## What is being asked
Take the line containing "Write the D3.js code for this chart." as the first line and the line containing "yTicks = [50, 55, 60, 65];" as the last, and output that span verbatim without any images.
========
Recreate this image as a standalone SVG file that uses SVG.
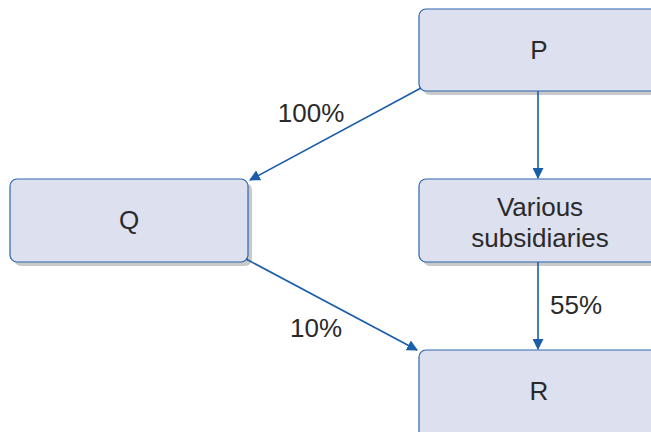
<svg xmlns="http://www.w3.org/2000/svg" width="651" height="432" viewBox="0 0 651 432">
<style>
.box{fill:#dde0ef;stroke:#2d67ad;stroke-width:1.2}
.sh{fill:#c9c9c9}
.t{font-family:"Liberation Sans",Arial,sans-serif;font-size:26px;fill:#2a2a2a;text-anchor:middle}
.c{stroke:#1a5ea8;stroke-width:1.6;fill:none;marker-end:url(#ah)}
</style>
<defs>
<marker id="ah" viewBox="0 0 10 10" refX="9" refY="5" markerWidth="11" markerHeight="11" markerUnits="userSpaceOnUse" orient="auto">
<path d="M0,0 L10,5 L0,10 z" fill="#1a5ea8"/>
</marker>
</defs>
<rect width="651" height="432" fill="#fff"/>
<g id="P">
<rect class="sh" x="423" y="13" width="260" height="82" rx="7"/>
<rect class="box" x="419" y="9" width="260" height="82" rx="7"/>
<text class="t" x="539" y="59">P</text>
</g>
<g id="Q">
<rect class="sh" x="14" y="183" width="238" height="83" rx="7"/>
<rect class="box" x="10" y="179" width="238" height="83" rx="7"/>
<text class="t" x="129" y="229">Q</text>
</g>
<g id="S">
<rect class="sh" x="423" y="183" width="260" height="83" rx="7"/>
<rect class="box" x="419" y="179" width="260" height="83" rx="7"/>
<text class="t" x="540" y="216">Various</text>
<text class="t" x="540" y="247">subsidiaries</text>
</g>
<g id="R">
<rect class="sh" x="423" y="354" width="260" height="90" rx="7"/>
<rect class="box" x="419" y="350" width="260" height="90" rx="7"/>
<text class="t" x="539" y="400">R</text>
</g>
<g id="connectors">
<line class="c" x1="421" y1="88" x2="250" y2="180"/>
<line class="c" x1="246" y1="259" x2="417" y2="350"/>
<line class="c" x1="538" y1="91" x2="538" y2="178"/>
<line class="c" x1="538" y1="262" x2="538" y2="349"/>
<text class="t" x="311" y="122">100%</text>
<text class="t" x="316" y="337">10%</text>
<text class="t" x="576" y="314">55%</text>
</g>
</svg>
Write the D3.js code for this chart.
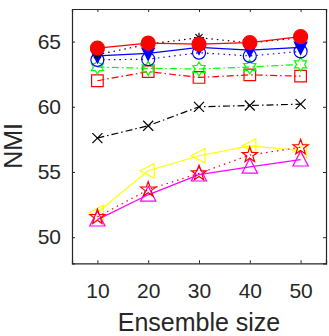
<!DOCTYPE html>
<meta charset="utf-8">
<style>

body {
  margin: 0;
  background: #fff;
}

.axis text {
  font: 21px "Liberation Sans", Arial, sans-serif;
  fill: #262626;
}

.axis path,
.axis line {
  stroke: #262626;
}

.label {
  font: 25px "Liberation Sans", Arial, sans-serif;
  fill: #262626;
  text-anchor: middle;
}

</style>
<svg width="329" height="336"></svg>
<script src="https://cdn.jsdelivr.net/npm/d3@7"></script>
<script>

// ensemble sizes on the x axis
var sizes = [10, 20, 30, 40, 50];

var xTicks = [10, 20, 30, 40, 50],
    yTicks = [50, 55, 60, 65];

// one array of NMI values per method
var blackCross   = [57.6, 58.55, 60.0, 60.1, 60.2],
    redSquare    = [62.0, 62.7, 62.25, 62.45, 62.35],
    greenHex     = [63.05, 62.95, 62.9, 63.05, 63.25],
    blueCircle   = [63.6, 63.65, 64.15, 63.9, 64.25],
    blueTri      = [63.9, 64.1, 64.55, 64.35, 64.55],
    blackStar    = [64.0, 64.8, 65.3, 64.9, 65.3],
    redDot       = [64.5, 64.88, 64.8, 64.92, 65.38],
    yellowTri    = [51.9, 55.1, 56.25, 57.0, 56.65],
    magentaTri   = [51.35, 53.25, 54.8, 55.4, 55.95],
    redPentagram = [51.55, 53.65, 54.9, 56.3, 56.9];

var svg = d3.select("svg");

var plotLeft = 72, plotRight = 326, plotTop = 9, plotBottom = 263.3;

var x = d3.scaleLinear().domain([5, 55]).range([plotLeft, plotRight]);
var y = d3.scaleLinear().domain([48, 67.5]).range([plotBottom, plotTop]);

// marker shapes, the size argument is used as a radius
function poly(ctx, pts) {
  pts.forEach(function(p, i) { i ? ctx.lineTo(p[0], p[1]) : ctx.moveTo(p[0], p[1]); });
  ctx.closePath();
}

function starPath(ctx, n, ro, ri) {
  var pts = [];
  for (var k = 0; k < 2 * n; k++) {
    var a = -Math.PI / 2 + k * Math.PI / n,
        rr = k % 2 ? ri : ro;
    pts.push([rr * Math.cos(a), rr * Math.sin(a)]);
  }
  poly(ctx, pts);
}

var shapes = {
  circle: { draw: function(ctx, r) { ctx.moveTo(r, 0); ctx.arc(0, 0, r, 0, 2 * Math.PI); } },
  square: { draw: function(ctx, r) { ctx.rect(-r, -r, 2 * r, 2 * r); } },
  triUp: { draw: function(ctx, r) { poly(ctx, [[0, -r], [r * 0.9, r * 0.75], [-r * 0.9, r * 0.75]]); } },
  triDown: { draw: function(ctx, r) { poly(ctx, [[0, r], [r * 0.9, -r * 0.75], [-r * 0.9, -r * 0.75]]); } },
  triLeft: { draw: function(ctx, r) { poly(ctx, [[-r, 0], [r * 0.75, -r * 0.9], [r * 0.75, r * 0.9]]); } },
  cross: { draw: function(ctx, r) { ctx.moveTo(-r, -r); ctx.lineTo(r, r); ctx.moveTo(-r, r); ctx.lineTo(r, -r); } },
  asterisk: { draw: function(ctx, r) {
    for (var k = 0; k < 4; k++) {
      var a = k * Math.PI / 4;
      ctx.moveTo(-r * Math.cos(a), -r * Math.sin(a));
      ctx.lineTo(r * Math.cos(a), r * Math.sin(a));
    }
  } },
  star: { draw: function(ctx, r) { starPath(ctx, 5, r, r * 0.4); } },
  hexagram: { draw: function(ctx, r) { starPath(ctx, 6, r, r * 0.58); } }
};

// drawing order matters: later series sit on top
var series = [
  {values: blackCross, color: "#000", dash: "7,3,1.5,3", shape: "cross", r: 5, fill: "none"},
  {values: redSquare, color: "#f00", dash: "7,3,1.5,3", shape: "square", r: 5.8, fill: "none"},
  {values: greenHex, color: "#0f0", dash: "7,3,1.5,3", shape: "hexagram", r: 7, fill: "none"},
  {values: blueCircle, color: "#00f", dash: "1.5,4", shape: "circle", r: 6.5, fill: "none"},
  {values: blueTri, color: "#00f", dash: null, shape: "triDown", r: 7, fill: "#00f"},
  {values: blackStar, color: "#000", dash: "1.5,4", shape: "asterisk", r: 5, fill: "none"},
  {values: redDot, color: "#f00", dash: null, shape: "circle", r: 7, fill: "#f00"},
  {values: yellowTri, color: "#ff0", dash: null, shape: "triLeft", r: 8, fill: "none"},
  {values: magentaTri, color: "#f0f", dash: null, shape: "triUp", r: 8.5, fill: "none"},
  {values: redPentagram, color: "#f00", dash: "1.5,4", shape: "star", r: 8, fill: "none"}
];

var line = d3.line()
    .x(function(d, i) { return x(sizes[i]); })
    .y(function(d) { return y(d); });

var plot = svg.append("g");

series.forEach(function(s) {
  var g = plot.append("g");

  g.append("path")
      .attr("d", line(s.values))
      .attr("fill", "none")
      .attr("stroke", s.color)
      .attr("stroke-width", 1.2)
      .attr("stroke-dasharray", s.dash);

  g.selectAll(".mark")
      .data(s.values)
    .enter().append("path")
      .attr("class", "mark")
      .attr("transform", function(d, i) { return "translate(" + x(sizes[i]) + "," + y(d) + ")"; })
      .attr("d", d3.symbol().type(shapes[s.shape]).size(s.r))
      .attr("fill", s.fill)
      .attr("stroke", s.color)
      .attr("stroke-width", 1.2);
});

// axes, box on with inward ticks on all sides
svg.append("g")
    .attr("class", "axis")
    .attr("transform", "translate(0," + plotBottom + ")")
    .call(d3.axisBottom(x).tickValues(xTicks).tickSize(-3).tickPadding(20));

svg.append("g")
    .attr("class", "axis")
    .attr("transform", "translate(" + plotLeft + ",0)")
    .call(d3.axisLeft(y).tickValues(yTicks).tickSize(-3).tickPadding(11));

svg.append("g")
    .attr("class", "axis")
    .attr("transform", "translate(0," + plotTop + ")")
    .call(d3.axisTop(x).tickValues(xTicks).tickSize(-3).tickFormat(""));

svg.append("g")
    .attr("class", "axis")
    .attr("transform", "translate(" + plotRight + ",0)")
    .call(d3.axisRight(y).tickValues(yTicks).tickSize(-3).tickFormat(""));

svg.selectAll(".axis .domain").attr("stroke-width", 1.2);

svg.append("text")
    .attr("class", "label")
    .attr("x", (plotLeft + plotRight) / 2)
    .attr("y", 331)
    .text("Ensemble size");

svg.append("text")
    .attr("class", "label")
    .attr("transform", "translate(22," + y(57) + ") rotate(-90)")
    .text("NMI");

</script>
========
## Response
Write the D3.js code for this chart.
<!DOCTYPE html>
<meta charset="utf-8">
<style>

body {
  margin: 0;
  background: #fff;
}

.axis text {
  font: 21px "Liberation Sans", Arial, sans-serif;
  fill: #262626;
}

.axis path,
.axis line {
  stroke: #262626;
}

.label {
  font: 25px "Liberation Sans", Arial, sans-serif;
  fill: #262626;
  text-anchor: middle;
}

</style>
<svg width="329" height="336"></svg>
<script src="https://cdn.jsdelivr.net/npm/d3@7"></script>
<script>

// ensemble sizes on the x axis
var sizes = [10, 20, 30, 40, 50];

var xTicks = [10, 20, 30, 40, 50],
    yTicks = [50, 55, 60, 65];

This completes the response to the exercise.